## Begin Data

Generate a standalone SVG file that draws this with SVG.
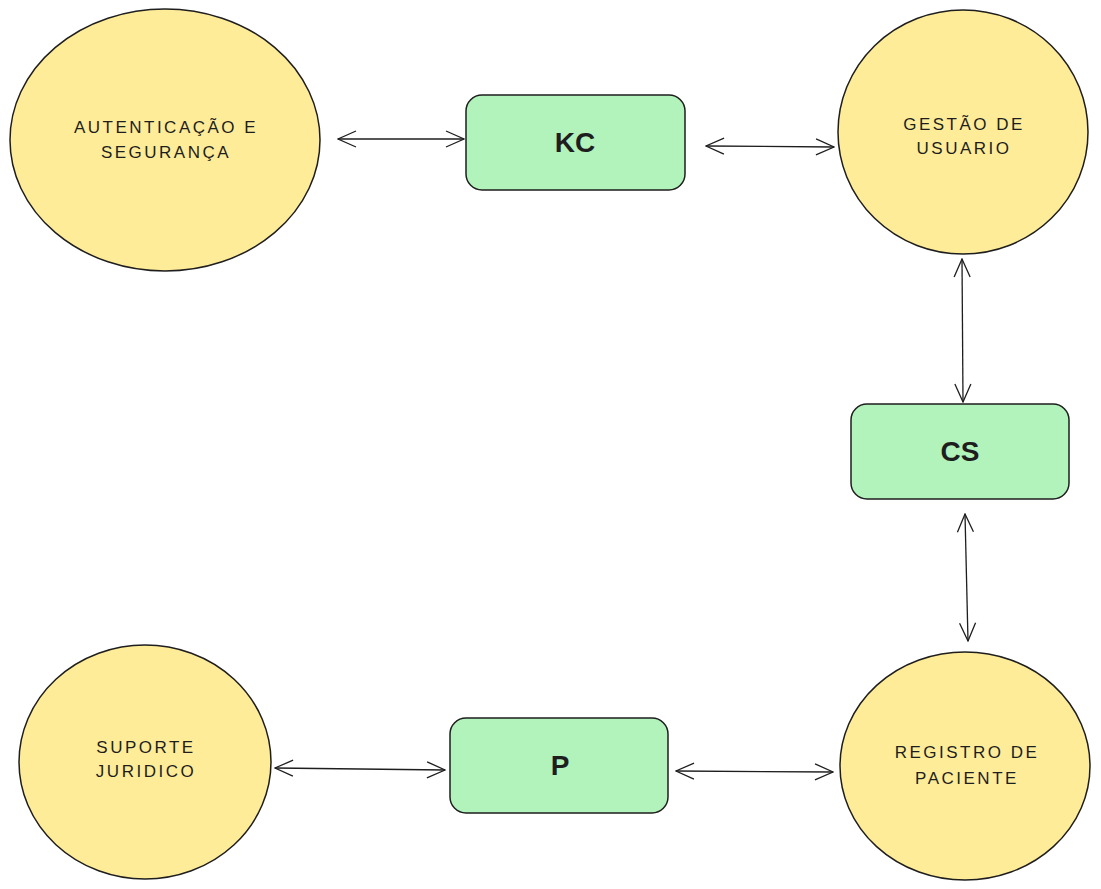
<svg xmlns="http://www.w3.org/2000/svg" width="1101" height="889" viewBox="0 0 1101 889">
<style>
.ell{fill:#ffec99;stroke:#1e1e1e;stroke-width:1.5}
.box{fill:#b2f2bb;stroke:#1e1e1e;stroke-width:1.5}
.lbl{font-family:"Liberation Sans","DejaVu Sans",sans-serif;font-size:17px;fill:#1e1e1e;text-anchor:middle;letter-spacing:2.5px}
.big{font-family:"Liberation Sans","DejaVu Sans",sans-serif;font-size:28px;font-weight:bold;fill:#1e1e1e;text-anchor:middle}
.con{fill:none;stroke:#1e1e1e;stroke-width:1.3}
</style>
<defs>
<marker id="ah" viewBox="0 0 20 20" refX="19" refY="10" markerWidth="20" markerHeight="20" markerUnits="userSpaceOnUse" orient="auto-start-reverse">
<path d="M1,2 L19,10 L1,18" fill="none" stroke="#1e1e1e" stroke-width="1.3"/>
</marker>
</defs>
<rect width="1101" height="889" fill="#ffffff"/>
<g id="connectors">
<line class="con" x1="338" y1="139" x2="464" y2="139" marker-start="url(#ah)" marker-end="url(#ah)"/>
<line class="con" x1="706" y1="146" x2="834" y2="147" marker-start="url(#ah)" marker-end="url(#ah)"/>
<line class="con" x1="962" y1="259" x2="963" y2="402" marker-start="url(#ah)" marker-end="url(#ah)"/>
<line class="con" x1="965" y1="514" x2="968" y2="641" marker-start="url(#ah)" marker-end="url(#ah)"/>
<line class="con" x1="275" y1="768" x2="445" y2="770" marker-start="url(#ah)" marker-end="url(#ah)"/>
<line class="con" x1="676" y1="771" x2="833" y2="772" marker-start="url(#ah)" marker-end="url(#ah)"/>
</g>
<g id="autenticacao">
<ellipse class="ell" cx="165" cy="140" rx="155" ry="131"/>
<text class="lbl" x="166" y="133">AUTENTICAÇÃO E</text>
<text class="lbl" x="166" y="158">SEGURANÇA</text>
</g>
<g id="kc">
<rect class="box" x="466" y="95" width="219" height="95" rx="16"/>
<text class="big" x="575" y="152">KC</text>
</g>
<g id="gestao">
<ellipse class="ell" cx="963" cy="132" rx="125" ry="122"/>
<text class="lbl" x="964" y="130">GESTÃO DE</text>
<text class="lbl" x="964" y="154">USUARIO</text>
</g>
<g id="cs">
<rect class="box" x="851" y="404" width="218" height="95" rx="16"/>
<text class="big" x="960" y="461">CS</text>
</g>
<g id="registro">
<ellipse class="ell" cx="965" cy="766" rx="125" ry="114"/>
<text class="lbl" x="967" y="758">REGISTRO DE</text>
<text class="lbl" x="967" y="784">PACIENTE</text>
</g>
<g id="p">
<rect class="box" x="450" y="718" width="218" height="95" rx="16"/>
<text class="big" x="560" y="775">P</text>
</g>
<g id="suporte">
<ellipse class="ell" cx="145" cy="762" rx="126" ry="117"/>
<text class="lbl" x="146" y="753">SUPORTE</text>
<text class="lbl" x="146" y="777">JURIDICO</text>
</g>
</svg>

## End Data

Instructions for the task -
Leaving out the pictures, repeat the data above exactly.

Solution to this task -
Generate a standalone SVG file that draws this with SVG.
<svg xmlns="http://www.w3.org/2000/svg" width="1101" height="889" viewBox="0 0 1101 889">
<style>
.ell{fill:#ffec99;stroke:#1e1e1e;stroke-width:1.5}
.box{fill:#b2f2bb;stroke:#1e1e1e;stroke-width:1.5}
.lbl{font-family:"Liberation Sans","DejaVu Sans",sans-serif;font-size:17px;fill:#1e1e1e;text-anchor:middle;letter-spacing:2.5px}
.big{font-family:"Liberation Sans","DejaVu Sans",sans-serif;font-size:28px;font-weight:bold;fill:#1e1e1e;text-anchor:middle}
.con{fill:none;stroke:#1e1e1e;stroke-width:1.3}
</style>
<defs>
<marker id="ah" viewBox="0 0 20 20" refX="19" refY="10" markerWidth="20" markerHeight="20" markerUnits="userSpaceOnUse" orient="auto-start-reverse">
<path d="M1,2 L19,10 L1,18" fill="none" stroke="#1e1e1e" stroke-width="1.3"/>
</marker>
</defs>
<rect width="1101" height="889" fill="#ffffff"/>
<g id="connectors">
<line class="con" x1="338" y1="139" x2="464" y2="139" marker-start="url(#ah)" marker-end="url(#ah)"/>
<line class="con" x1="706" y1="146" x2="834" y2="147" marker-start="url(#ah)" marker-end="url(#ah)"/>
<line class="con" x1="962" y1="259" x2="963" y2="402" marker-start="url(#ah)" marker-end="url(#ah)"/>
<line class="con" x1="965" y1="514" x2="968" y2="641" marker-start="url(#ah)" marker-end="url(#ah)"/>
<line class="con" x1="275" y1="768" x2="445" y2="770" marker-start="url(#ah)" marker-end="url(#ah)"/>
<line class="con" x1="676" y1="771" x2="833" y2="772" marker-start="url(#ah)" marker-end="url(#ah)"/>
</g>
<g id="autenticacao">
<ellipse class="ell" cx="165" cy="140" rx="155" ry="131"/>
<text class="lbl" x="166" y="133">AUTENTICAÇÃO E</text>
<text class="lbl" x="166" y="158">SEGURANÇA</text>
</g>
<g id="kc">
<rect class="box" x="466" y="95" width="219" height="95" rx="16"/>
<text class="big" x="575" y="152">KC</text>
</g>
<g id="gestao">
<ellipse class="ell" cx="963" cy="132" rx="125" ry="122"/>
<text class="lbl" x="964" y="130">GESTÃO DE</text>
<text class="lbl" x="964" y="154">USUARIO</text>
</g>
<g id="cs">
<rect class="box" x="851" y="404" width="218" height="95" rx="16"/>
<text class="big" x="960" y="461">CS</text>
</g>
<g id="registro">
<ellipse class="ell" cx="965" cy="766" rx="125" ry="114"/>
<text class="lbl" x="967" y="758">REGISTRO DE</text>
<text class="lbl" x="967" y="784">PACIENTE</text>
</g>
<g id="p">
<rect class="box" x="450" y="718" width="218" height="95" rx="16"/>
<text class="big" x="560" y="775">P</text>
</g>
<g id="suporte">
<ellipse class="ell" cx="145" cy="762" rx="126" ry="117"/>
<text class="lbl" x="146" y="753">SUPORTE</text>
<text class="lbl" x="146" y="777">JURIDICO</text>
</g>
</svg>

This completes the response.